## Begin GIVEN INFORMATION

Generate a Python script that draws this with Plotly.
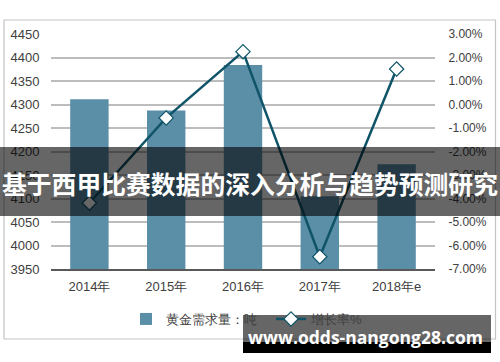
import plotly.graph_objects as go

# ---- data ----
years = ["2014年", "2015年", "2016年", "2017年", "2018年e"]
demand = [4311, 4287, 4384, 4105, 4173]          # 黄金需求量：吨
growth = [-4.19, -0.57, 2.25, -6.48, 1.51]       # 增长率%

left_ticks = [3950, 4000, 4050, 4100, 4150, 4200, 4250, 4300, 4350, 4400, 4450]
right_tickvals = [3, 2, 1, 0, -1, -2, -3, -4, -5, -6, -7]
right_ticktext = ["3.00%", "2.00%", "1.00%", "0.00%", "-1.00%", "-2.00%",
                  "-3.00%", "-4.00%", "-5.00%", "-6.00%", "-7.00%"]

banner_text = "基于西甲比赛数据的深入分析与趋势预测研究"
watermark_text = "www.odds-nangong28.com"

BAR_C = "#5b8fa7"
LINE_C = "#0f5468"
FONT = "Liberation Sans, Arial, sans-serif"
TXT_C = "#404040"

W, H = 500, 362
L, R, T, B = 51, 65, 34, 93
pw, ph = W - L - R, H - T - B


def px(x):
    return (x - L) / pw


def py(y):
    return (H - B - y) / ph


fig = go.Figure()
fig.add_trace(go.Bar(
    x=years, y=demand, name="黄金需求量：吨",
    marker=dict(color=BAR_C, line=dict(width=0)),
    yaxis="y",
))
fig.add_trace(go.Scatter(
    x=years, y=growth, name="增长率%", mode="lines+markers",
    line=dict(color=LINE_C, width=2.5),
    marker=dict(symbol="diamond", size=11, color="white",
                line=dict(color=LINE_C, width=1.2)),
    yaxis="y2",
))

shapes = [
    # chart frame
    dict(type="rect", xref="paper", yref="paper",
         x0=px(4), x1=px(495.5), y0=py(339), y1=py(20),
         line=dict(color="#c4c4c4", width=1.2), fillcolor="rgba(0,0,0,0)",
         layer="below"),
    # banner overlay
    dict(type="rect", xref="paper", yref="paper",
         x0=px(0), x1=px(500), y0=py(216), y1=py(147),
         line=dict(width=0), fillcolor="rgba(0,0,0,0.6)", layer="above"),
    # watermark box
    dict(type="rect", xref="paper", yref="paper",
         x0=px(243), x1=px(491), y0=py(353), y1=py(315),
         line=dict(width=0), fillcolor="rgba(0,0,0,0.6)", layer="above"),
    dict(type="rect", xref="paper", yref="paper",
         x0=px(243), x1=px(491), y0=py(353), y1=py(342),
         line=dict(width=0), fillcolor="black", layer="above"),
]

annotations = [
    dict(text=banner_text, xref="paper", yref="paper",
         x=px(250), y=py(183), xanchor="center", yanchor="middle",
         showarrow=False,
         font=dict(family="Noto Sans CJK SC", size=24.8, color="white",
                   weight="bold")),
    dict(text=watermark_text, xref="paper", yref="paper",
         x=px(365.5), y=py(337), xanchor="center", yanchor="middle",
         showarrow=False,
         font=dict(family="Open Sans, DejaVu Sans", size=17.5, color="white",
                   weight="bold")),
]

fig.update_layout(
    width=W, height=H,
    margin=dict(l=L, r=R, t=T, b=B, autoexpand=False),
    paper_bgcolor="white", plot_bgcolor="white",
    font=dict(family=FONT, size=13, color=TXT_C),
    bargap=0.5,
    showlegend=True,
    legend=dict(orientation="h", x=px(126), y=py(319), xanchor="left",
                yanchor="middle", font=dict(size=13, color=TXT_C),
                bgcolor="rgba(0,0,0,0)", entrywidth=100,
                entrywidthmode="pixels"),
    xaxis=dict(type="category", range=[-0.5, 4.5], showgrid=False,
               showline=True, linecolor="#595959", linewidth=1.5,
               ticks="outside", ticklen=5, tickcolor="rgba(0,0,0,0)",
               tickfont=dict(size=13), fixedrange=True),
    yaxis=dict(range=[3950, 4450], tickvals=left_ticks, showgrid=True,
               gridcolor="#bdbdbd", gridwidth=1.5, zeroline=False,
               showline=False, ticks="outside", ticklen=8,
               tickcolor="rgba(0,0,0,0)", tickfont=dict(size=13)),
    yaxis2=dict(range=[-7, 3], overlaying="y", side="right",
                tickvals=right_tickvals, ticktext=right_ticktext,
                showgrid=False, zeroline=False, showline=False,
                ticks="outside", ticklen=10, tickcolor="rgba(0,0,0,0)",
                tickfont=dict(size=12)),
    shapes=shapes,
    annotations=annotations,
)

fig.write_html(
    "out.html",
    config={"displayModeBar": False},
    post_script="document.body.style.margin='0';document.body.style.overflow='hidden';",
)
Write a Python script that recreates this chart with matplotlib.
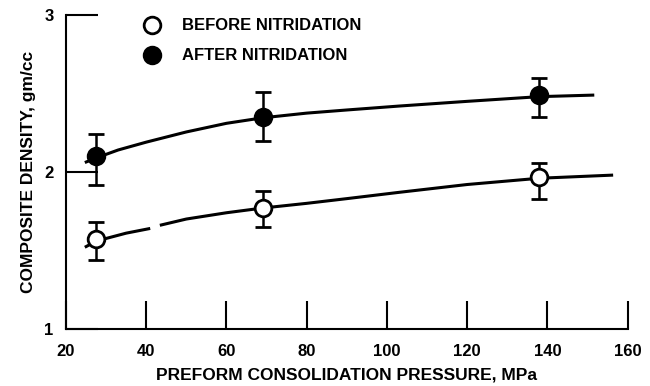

## End GIVEN INFORMATION

From the first line of the listing above, repeat every line through the one holding "pw, ph = W - L - R, H - T - B". Both ends count, and pictures stay out.

### SOLVED EXERCISE
Generate a Python script that draws this with Plotly.
import plotly.graph_objects as go

# ---- data ----
years = ["2014年", "2015年", "2016年", "2017年", "2018年e"]
demand = [4311, 4287, 4384, 4105, 4173]          # 黄金需求量：吨
growth = [-4.19, -0.57, 2.25, -6.48, 1.51]       # 增长率%

left_ticks = [3950, 4000, 4050, 4100, 4150, 4200, 4250, 4300, 4350, 4400, 4450]
right_tickvals = [3, 2, 1, 0, -1, -2, -3, -4, -5, -6, -7]
right_ticktext = ["3.00%", "2.00%", "1.00%", "0.00%", "-1.00%", "-2.00%",
                  "-3.00%", "-4.00%", "-5.00%", "-6.00%", "-7.00%"]

banner_text = "基于西甲比赛数据的深入分析与趋势预测研究"
watermark_text = "www.odds-nangong28.com"

BAR_C = "#5b8fa7"
LINE_C = "#0f5468"
FONT = "Liberation Sans, Arial, sans-serif"
TXT_C = "#404040"

W, H = 500, 362
L, R, T, B = 51, 65, 34, 93
pw, ph = W - L - R, H - T - B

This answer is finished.